#### Exercise
Extract everything from the first line through the line with "const ppmStep = 0.05;", both ends included, except for any pictures.

···

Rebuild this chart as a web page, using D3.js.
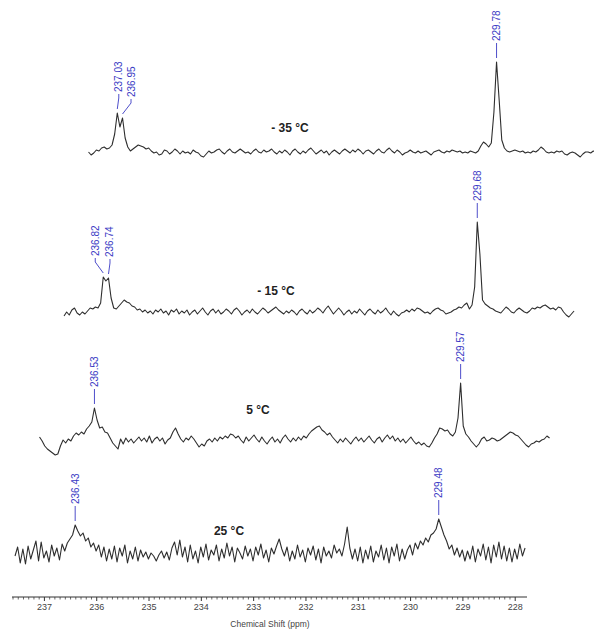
<!DOCTYPE html>
<html>
<head>
<meta charset="utf-8">
<script src="https://cdn.jsdelivr.net/npm/d3@7"></script>
<style>
  body { margin: 0; background: #fff; }
  svg { display: block; font-family: Arial, "Liberation Sans", sans-serif; }
</style>
</head>
<body>
<svg width="594" height="630"></svg>
<script>
// sampling grid of every spectrum (ppm)
const ppmStart = 237.60;
const ppmStep = 0.05;

// intensities, one per grid point, baseline = 0
const trace25 = [
  -3, 6, -10, 4, -11, 7, -6, 3, 12, -8,
  11, -5, 2, -9, 8, -3, 5, -7, 9, 2,
  10, 14, 18, 28, 22, 17, 20, 12, 15, 6,
  10, 2, 8, -4, 6, -8, 4, -6, 7, -9,
  5, -3, 8, -10, 2, -6, 6, -8, 3, -4,
  1, -6, 0, -3, -8, -2, 2, -5, 1, -7,
  5, 11, -2, 13, -4, 6, -9, 8, -6, 2,
  -10, 6, -4, 9, -7, 3, -2, 8, -8, 4,
  -5, 10, -3, 6, -9, 5, 0, -6, 7, -3,
  4, -8, 6, -2, 9, -5, 3, -9, 5, -1,
  7, 14, 4, -3, 6, -8, 2, -6, 8, -4,
  3, -9, 5, -2, 7, -7, 4, -10, 6, -3,
  2, -5, 8, 0, 4, -3, 9, 26, 5, -6,
  4, -8, 6, -10, 3, -6, 7, -9, 2, -4,
  8, -7, 5, -10, 6, -3, 9, -8, 4, -6,
  3, 8, -2, 10, 4, 12, 8, 15, 11, 18,
  20, 24, 34, 26, 18, 12, 4, 8, -2, 5,
  -4, 3, -8, 2, -6, 7, -9, 4, -3, 9,
  -7, 6, -10, 8, -4, 11, -6, 7, -8, 5,
  -9, 4, -6, 9, -3, 5
];
const trace5 = [
  3, -1, -6, -9, -11, -13, -15, -14, -6, 0,
  -3, 1, -1, 4, 7, 5, 8, 6, 11, 14,
  18, 32, 20, 12, 13, 8, 7, 2, -3, -6,
  -9, 1, -4, 2, -2, 1, -3, 0, 3, -1,
  2, -2, 4, -3, 1, 3, -1, 2, -4, 0,
  2, 8, 12, 6, 1, -2, 2, 0, 4, 1,
  -3, -7, -4, -6, -1, 1, -2, 2, -1, 3,
  1, 4, 2, 6, 5, 2, 4, 0, -3, 3,
  -1, 2, 5, 1, -2, 3, -1, -4, 0, 3,
  -2, 1, -3, 2, 5, 1, -2, 2, -1, 3,
  0, 4, 2, 6, 9, 11, 13, 14, 10, 8,
  5, 7, 3, 0, -3, 1, -2, 2, -1, -4,
  0, 3, -1, 2, -2, 1, 4, 0, -3, 1,
  3, -2, 2, 5, 1, 4, -1, 2, -2, 1,
  -3, 0, 3, -1, -4, -2, -5, -3, -6, -7,
  -3, 2, 6, 12, 11, 9, 10, 6, 4, 8,
  22, 57, 14, 6, 3, -1, -4, -7, -4, 1,
  3, -1, 0, 2, 1, -1, 0, 2, 4, 6,
  8, 7, 5, 4, 1, -2, -5, -7, -4, -3,
  -1, -2, 0, 1, 4, 2
];
const traceM15 = [
  -4, 0, -3, 2, 4, -1, -3, 0, -2, 1,
  4, 3, 5, 4, 9, 35, 31, 34, 14, 4,
  3, 6, 9, 12, 10, 9, 6, 5, 2, 3,
  0, 2, -1, 1, -2, 2, 0, 3, -1, 1,
  -3, 2, 0, 3, -2, 1, -1, 2, -3, 0,
  2, -2, 1, 4, 0, -3, 1, 3, -1, 2,
  -2, 0, 3, 1, -2, 2, 4, 1, -3, 0,
  2, -1, 3, 0, -2, 1, 4, 2, -1, 1,
  3, 5, 2, 0, -2, 1, -1, 2, 0, -3,
  1, 3, 0, -2, 2, -1, 1, 4, 2, -1,
  3, 6, 2, -2, 1, 4, 1, -3, 0, 2,
  -2, 1, -1, 3, 0, -3, 1, 3, 0, -2,
  2, -1, 1, 4, 0, -3, 1, -2, -4, -1,
  0, 2, 0, 3, 1, 4, 3, 1, -1, 0,
  -2, 1, 3, 4, 2, 1, -2, -1, 0, 2,
  3, 5, 4, 7, 9, 3, 7, 25, 90, 58,
  12, 8, 6, 4, 3, 1, 0, -1, 2, 5,
  3, 0, -1, 2, 4, 2, 0, -1, 1, 4,
  3, 5, 4, 6, 7, 5, 3, 4, 2, 5,
  4, 0, -3, -5, -2, 1
];
const traceM35 = [
  0, -3, -1, 2, 1, 4, 5, 3, 4, 7,
  18, 39, 25, 34, 14, 5, 1, 3, 5, 7,
  6, 5, 3, 4, 1, -1, 0, -3, -2, 2,
  1, -2, 0, 3, 1, -2, 1, -1, 0, -2,
  2, 0, -1, -4, -5, -2, 1, -1, 0, 2,
  3, 0, -2, 1, 3, 0, -1, 1, 3, 1,
  -1, 0, -2, 1, 3, 0, -1, 2, 0, 1,
  3, 0, -2, 1, -1, 2, 0, -3, 1, 3,
  0, -2, 1, -1, 2, 4, 1, -2, 0, 2,
  -1, 1, -3, 0, 2, 0, -2, 1, 3, 1,
  -1, 2, 0, 3, 1, -2, 1, 2, 0, -2,
  1, 3, 0, -1, 2, 4, 1, -1, 2, 0,
  -3, -1, 0, 2, 0, -1, 1, -1, 0, 1,
  -1, -3, 0, 1, 2, 0, -1, 1, 0, 2,
  1, 0, 1, -1, 0, -1, 1, 0, -1, 1,
  6, 10, 8, 5, 9, 40, 90, 52, 12, 4,
  1, 0, 1, 2, 1, 0, 1, -1, 0, -1,
  1, 0, 2, 5, 3, 0, -1, 0, -1, 1,
  0, 1, -2, -3, -1, 0, -1, -3, -5, -2,
  0, 0, -1, 1, 0, -1
];

// picked peaks (ppm) and their printed labels
const peakPpm25 = [236.43, 229.48];
const peakPpm5 = [236.53, 229.57];
const peakPpmM15 = [236.82, 236.74, 229.68];
const peakPpmM35 = [237.03, 236.95, 229.78];
const peakText25 = ['236.43', '229.48'];
const peakText5 = ['236.53', '229.57'];
const peakTextM15 = ['236.82', '236.74', '229.68'];
const peakTextM35 = ['237.03', '236.95', '229.78'];

const tempLabels = ['25 °C', '5 °C', '- 15 °C', '- 35 °C'];
const axisTicks = [237, 236, 235, 234, 233, 232, 231, 230, 229, 228];
const axisTitle = 'Chemical Shift (ppm)';

// layout of the stacked plot: horizontal shift, baseline, temperature label spot,
// and a sideways nudge for each peak label
const layout = [
  {dx: 2.5, base: 553, tx: 229, ty: 535, nudge: [0, 0]},
  {dx: 27, base: 440, tx: 258, ty: 414, nudge: [0, 0]},
  {dx: 51.5, base: 312, tx: 276, ty: 295, nudge: [-8, 1.5, 0]},
  {dx: 76, base: 152, tx: 290, ty: 132, nudge: [1.5, 8.5, 0]},
];

const spectra = [
  {values: trace25, ppm: peakPpm25, text: peakText25},
  {values: trace5, ppm: peakPpm5, text: peakText5},
  {values: traceM15, ppm: peakPpmM15, text: peakTextM15},
  {values: traceM35, ppm: peakPpmM35, text: peakTextM35},
];

const svg = d3.select('svg');
const blue = '#3a3ac4';

const x = d3.scaleLinear().domain([237.61, 227.765]).range([12, 527]);
const y = d3.scaleLinear().domain([0, 100]).range([0, 100]);
const ppmAt = i => ppmStart - i * ppmStep;

spectra.forEach((s, k) => {
  const L = layout[k];
  const g = svg.append('g').attr('class', 'spectrum');

  const line = d3.line()
    .x((d, i) => x(ppmAt(i)) + L.dx)
    .y(d => L.base - y(d));

  g.append('path')
    .datum(s.values)
    .attr('fill', 'none')
    .attr('stroke', '#2e2e2e')
    .attr('stroke-width', 1.1)
    .attr('stroke-linejoin', 'round')
    .attr('d', line);

  // peak labels: vertical blue text with a short leader down to the apex
  s.ppm.forEach((p, j) => {
    const near = Math.round((ppmStart - p) / ppmStep);
    const lo = Math.max(0, near - 1);
    const idx = lo + d3.greatestIndex(s.values.slice(lo, near + 2));
    const ax = x(ppmAt(idx)) + L.dx;
    const ay = L.base - y(s.values[idx]);
    const lx = ax + L.nudge[j];
    const textBottom = ay - 21;

    const pts = lx === ax
      ? [[lx, textBottom + 2], [ax, ay - 4]]
      : [[lx, textBottom + 2], [lx, textBottom + 6], [ax, ay - 4]];
    g.append('path')
      .attr('d', d3.line()(pts))
      .attr('fill', 'none')
      .attr('stroke', blue)
      .attr('stroke-width', 0.9);

    g.append('text')
      .attr('transform', `translate(${lx},${textBottom}) rotate(-90)`)
      .attr('dy', '0.35em')
      .attr('font-size', 10)
      .attr('fill', blue)
      .text(s.text[j]);
  });

  g.append('text')
    .attr('x', L.tx)
    .attr('y', L.ty)
    .attr('text-anchor', 'middle')
    .attr('font-size', 12)
    .attr('font-weight', 'bold')
    .attr('fill', '#222')
    .text(tempLabels[k]);
});

// chemical shift axis
const axisY = 597;
const minor = d3.range(2280, 2377, 1).map(v => v / 10).filter(v => v % 1 !== 0);

svg.append('g')
  .attr('transform', `translate(0,${axisY})`)
  .call(d3.axisBottom(x).tickValues(minor).tickSize(2.5).tickFormat(''))
  .call(a => a.select('.domain').remove())
  .selectAll('line').attr('stroke', '#444').attr('stroke-width', 0.8);

const major = svg.append('g')
  .attr('transform', `translate(0,${axisY})`)
  .call(d3.axisBottom(x).tickValues(axisTicks).tickSize(4).tickPadding(3).tickFormat(d3.format('d')));
major.select('.domain')
  .attr('d', `M${x.range()[0]},0H${x.range()[1]}`)
  .attr('stroke', '#333');
major.selectAll('line').attr('stroke', '#333');
major.selectAll('text')
  .attr('font-size', 9)
  .attr('font-family', 'Arial, "Liberation Sans", sans-serif')
  .attr('fill', '#444');

svg.append('text')
  .attr('x', 270)
  .attr('y', 627)
  .attr('text-anchor', 'middle')
  .attr('font-size', 8.5)
  .attr('fill', '#444')
  .text(axisTitle);
</script>
</body>
</html>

···

#### Full output
Rebuild this chart as a web page, using D3.js.
<!DOCTYPE html>
<html>
<head>
<meta charset="utf-8">
<script src="https://cdn.jsdelivr.net/npm/d3@7"></script>
<style>
  body { margin: 0; background: #fff; }
  svg { display: block; font-family: Arial, "Liberation Sans", sans-serif; }
</style>
</head>
<body>
<svg width="594" height="630"></svg>
<script>
// sampling grid of every spectrum (ppm)
const ppmStart = 237.60;
const ppmStep = 0.05;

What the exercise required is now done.